* Given exercise *
Go through the material and tally the lines containing the string "chart". Give the total alone.

──────────────────────────────

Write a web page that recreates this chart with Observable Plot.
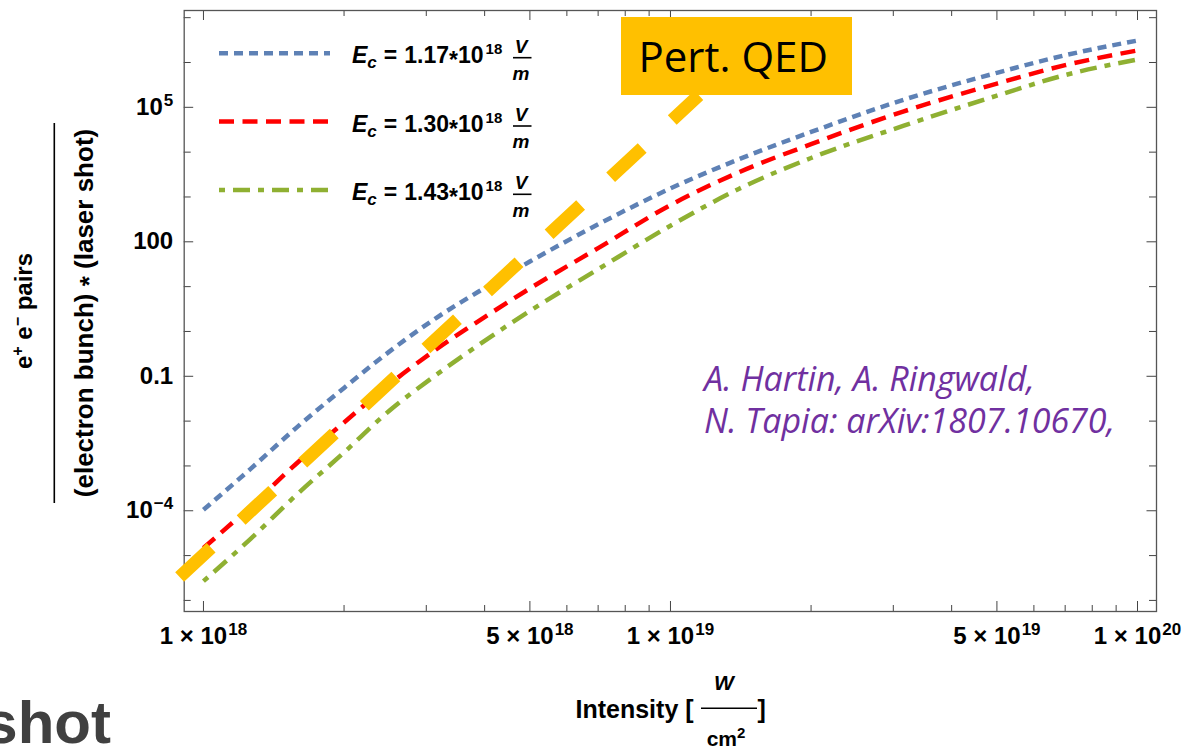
<!DOCTYPE html>
<html><head><meta charset="utf-8">
<script src="https://cdn.jsdelivr.net/npm/d3@7"></script>
<script src="https://cdn.jsdelivr.net/npm/@observablehq/plot@0.6"></script>
<style>
html,body{margin:0;padding:0;background:#fff;}
#chart{width:1183px;height:748px;overflow:hidden;position:relative;}
</style></head><body><div id="chart"></div>
<script>
// ---------- data ----------
const intensity   = [1.0e18, 1.26e18, 1.58e18, 2.0e18, 2.5e18, 3.16e18, 4.0e18, 5.0e18, 7.0e18, 1.0e19, 1.4e19, 2.0e19, 3.16e19, 5.0e19, 7.0e19, 1.0e20];
const pairsEc117  = [1.05e-4, 8.51e-4, 7.08e-3, 5.50e-2, 0.355, 2.04, 9.33, 36.3, 245, 1550, 6920, 2.82e4, 1.48e5, 5.89e5, 1.45e6, 3.09e6];
const pairsEc130  = [1.48e-5, 1.23e-4, 1.12e-3, 9.33e-3, 6.61e-2, 0.407, 2.09, 9.12, 72.4, 661, 3550, 1.51e4, 8.13e4, 3.39e5, 8.71e5, 1.86e6];
const pairsEc143  = [2.69e-6, 2.34e-5, 2.24e-4, 2.00e-3, 1.70e-2, 0.110, 0.617, 2.88, 24.5, 229, 1510, 7410, 3.89e4, 1.82e5, 5.25e5, 1.17e6];
const pertQEDIntensity = [8.89e17, 1.15e19];
const pertQEDPairs     = [3.32e-6, 1.85e5];
const legendEc = ["1.17", "1.30", "1.43"];
const xMajorTicks = [1e18, 5e18, 1e19, 5e19, 1e20];
const xMinorTicks = [2e18, 3e18, 4e18, 6e18, 7e18, 8e18, 9e18, 2e19, 3e19, 4e19, 6e19, 7e19, 8e19, 9e19];
const yMajorTicks = [1e-4, 0.1, 100, 1e5];
const yMinorTicks = [1e-6, 1e-5, 1e-3, 1e-2, 1, 10, 1e3, 1e4, 1e6, 1e7];
const citation = ["A. Hartin, A. Ringwald,", "N. Tapia: arXiv:1807.10670,"];

// ---------- styles ----------
const seriesColors = ["#5E81B5", "#FF0000", "#8FB032"];
const seriesDash = ["9,6", "15,8.5", "6,8,17,8"];
const SANS = "'Liberation Sans', Arial, Helvetica, sans-serif";
const OPEN = "'Open Sans', 'Noto Sans', sans-serif";

const W = 1183, H = 748;
const mL = 183.7, mR = W - 1156, mT = 10, mB = H - 611;
const frameH = H - mT - mB, frameW = W - mL - mR;

function fmtX(d) {
  const e = Math.floor(Math.log10(d) + 1e-9);
  const m = Math.round(d / Math.pow(10, e));
  return `${m} \u00d7 10|${e}`;
}
function fmtY(d) {
  const e = Math.round(Math.log10(d));
  if (e >= 4 || e <= -4) return `10|${e < 0 ? "\u2212" + (-e) : e}`;
  return String(d);
}

const seriesValues = [pairsEc117, pairsEc130, pairsEc143];
const lineMarks = seriesValues.map((vals, k) =>
  Plot.line(intensity.map((I, i) => ({I, N: vals[i]})), {
    x: "I", y: "N", stroke: seriesColors[k], strokeWidth: 4.5,
    strokeDasharray: seriesDash[k], strokeLinecap: "butt", curve: "monotone-x"
  }));
const qedRows = pertQEDIntensity.map((I, i) => ({I, N: pertQEDPairs[i]}));

const tickColor = "#444";
const svg = Plot.plot({
  width: W, height: H,
  marginLeft: mL, marginRight: mR, marginTop: mT, marginBottom: mB,
  x: {type: "log", domain: [9.094e17, 1.0982e20], label: null},
  y: {type: "log", domain: [5.66e-7, 1.445e7], label: null},
  style: {fontFamily: SANS, fontWeight: "bold", fontSize: "24px", color: "#000", background: "#fff", overflow: "visible"},
  marks: [
    Plot.axisX(xMajorTicks, {anchor: "bottom", tickSize: 0, tickPadding: 15, fontSize: 24, tickFormat: fmtX, label: null}),
    Plot.axisY(yMajorTicks, {anchor: "left", tickSize: 0, tickPadding: 11, fontSize: 24, tickFormat: fmtY, label: null}),
    // inward ticks on all four sides
    Plot.ruleX(xMajorTicks, {x: d => d, insetTop: frameH - 10, stroke: tickColor}),
    Plot.ruleX(xMinorTicks, {x: d => d, insetTop: frameH - 6, stroke: tickColor}),
    Plot.ruleX(xMajorTicks, {x: d => d, insetBottom: frameH - 10, stroke: tickColor}),
    Plot.ruleX(xMinorTicks, {x: d => d, insetBottom: frameH - 6, stroke: tickColor}),
    Plot.ruleY(yMajorTicks, {y: d => d, insetRight: frameW - 9.5, stroke: tickColor}),
    Plot.ruleY(yMinorTicks, {y: d => d, insetRight: frameW - 7, stroke: tickColor}),
    Plot.ruleY(yMajorTicks, {y: d => d, insetLeft: frameW - 9.5, stroke: tickColor}),
    Plot.ruleY(yMinorTicks, {y: d => d, insetLeft: frameW - 7, stroke: tickColor}),
    Plot.frame({stroke: "#555", strokeWidth: 1.3}),
    ...lineMarks,
    Plot.line(qedRows, {x: "I", y: "N", stroke: "#FFC000", strokeWidth: 13, strokeDasharray: "43,41", strokeLinecap: "butt"})
  ]
});
document.getElementById("chart").appendChild(svg);

// superscripts in tick labels
svg.querySelectorAll('[aria-label$="tick label"] text').forEach(t => {
  const s = t.textContent;
  if (!s.includes("|")) return;
  const [base, sup] = s.split("|");
  t.textContent = "";
  const ns = "http://www.w3.org/2000/svg";
  const a = document.createElementNS(ns, "tspan"); a.textContent = base; t.appendChild(a);
  const b = document.createElementNS(ns, "tspan"); b.textContent = sup;
  b.setAttribute("font-size", "17"); b.setAttribute("dy", "-9"); b.setAttribute("dx", "1");
  t.appendChild(b);
});

// ---------- annotations ----------
const g = d3.select(svg).append("g").attr("class", "annotations").attr("text-anchor", "start");

// legend
legendEc.forEach((ec, i) => {
  const y0 = 53.3 + i * 68.3;
  g.append("line").attr("x1", 219).attr("x2", 330).attr("y1", y0).attr("y2", y0)
    .attr("stroke", seriesColors[i]).attr("stroke-width", 4.5).attr("stroke-dasharray", seriesDash[i]);
  const t = g.append("text").attr("x", 352).attr("y", y0 + 10).attr("text-anchor", "start")
    .attr("font-family", SANS).attr("font-size", 23).attr("font-weight", "bold").attr("fill", "#000");
  t.append("tspan").attr("font-style", "italic").text("E");
  t.append("tspan").attr("font-style", "italic").attr("font-size", 17).attr("dy", 5).text("c");
  t.append("tspan").attr("dy", -5).attr("dx", 7).text("=");
  t.append("tspan").attr("dx", 7).text(ec);
  t.append("tspan").attr("dy", 5).attr("dx", 0).text("*");
  t.append("tspan").attr("dy", -5).attr("dx", 0).text("10");
  t.append("tspan").attr("font-size", 15).attr("dy", -9).attr("dx", 2).text("18");
  g.append("text").attr("x", 521).attr("y", y0 - 0.6).attr("text-anchor", "middle")
    .attr("font-family", SANS).attr("font-size", 19).attr("font-weight", "bold").attr("font-style", "italic").text("V");
  g.append("line").attr("x1", 513).attr("x2", 531.5).attr("y1", y0 + 4.4).attr("y2", y0 + 4.4)
    .attr("stroke", "#000").attr("stroke-width", 1.6);
  g.append("text").attr("x", 521).attr("y", y0 + 26.7).attr("text-anchor", "middle")
    .attr("font-family", SANS).attr("font-size", 19).attr("font-weight", "bold").attr("font-style", "italic").text("m");
});

// y-axis label (rotated fraction)
const yl = g.append("g").attr("transform", "translate(54.3,313) rotate(-90)")
  .attr("font-family", SANS).attr("font-weight", "bold").attr("fill", "#000");
const num = yl.append("text").attr("x", 2).attr("y", -22.6).attr("text-anchor", "middle").attr("font-size", 24);
num.append("tspan").text("e");
num.append("tspan").attr("font-size", 16).attr("dy", -9).text("+");
num.append("tspan").attr("dy", 9).text(" e");
num.append("tspan").attr("font-size", 16).attr("dy", -9).text("\u2212");
num.append("tspan").attr("dy", 9).text(" pairs");
yl.append("line").attr("x1", -190).attr("x2", 190).attr("y1", 0).attr("y2", 0).attr("stroke", "#000").attr("stroke-width", 1.6);
const den = yl.append("text").attr("x", 0).attr("y", 38.7).attr("text-anchor", "middle").attr("font-size", 26);
den.append("tspan").text("(electron bunch) ");
den.append("tspan").attr("dy", 5).text("*");
den.append("tspan").attr("dy", -5).text(" (laser shot)");

// x-axis label
const xl = g.append("g").attr("font-family", SANS).attr("font-weight", "bold").attr("fill", "#000");
xl.append("text").attr("x", 575.5).attr("y", 718.3).attr("text-anchor", "start").attr("font-size", 25).text("Intensity [");
xl.append("text").attr("x", 724).attr("y", 689.5).attr("text-anchor", "middle").attr("font-size", 21).attr("font-style", "italic").text("W");
xl.append("line").attr("x1", 701).attr("x2", 757).attr("y1", 708.3).attr("y2", 708.3).attr("stroke", "#000").attr("stroke-width", 1.6);
const cm = xl.append("text").attr("x", 726).attr("y", 745.5).attr("text-anchor", "middle").attr("font-size", 21);
cm.append("tspan").text("cm");
cm.append("tspan").attr("font-size", 15).attr("dy", -8).text("2");
xl.append("text").attr("x", 757.5).attr("y", 718.3).attr("text-anchor", "start").attr("font-size", 25).text("]");

// Pert. QED callout
g.append("rect").attr("x", 621).attr("y", 17).attr("width", 231).attr("height", 78).attr("fill", "#FFC000");
g.append("text").attr("x", 638.5).attr("y", 72).attr("text-anchor", "start").attr("font-family", OPEN).attr("font-weight", "normal")
  .attr("font-size", 42).attr("fill", "#000").text("Pert. QED");

// citation
citation.forEach((line, i) => {
  g.append("text").attr("x", 704).attr("y", 390.7 + i * 42.6).attr("text-anchor", "start").attr("font-family", OPEN)
    .attr("font-weight", "normal").attr("font-style", "italic").attr("font-size", 34).attr("fill", "#7030A0").text(line);
});

// slide remnant
g.append("text").attr("x", 111).attr("y", 743.3).attr("text-anchor", "end").attr("font-family", SANS)
  .attr("font-weight", "bold").attr("font-size", 60).attr("fill", "#404040").text("shot");
</script></body></html>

──────────────────────────────

* Result of this task *
4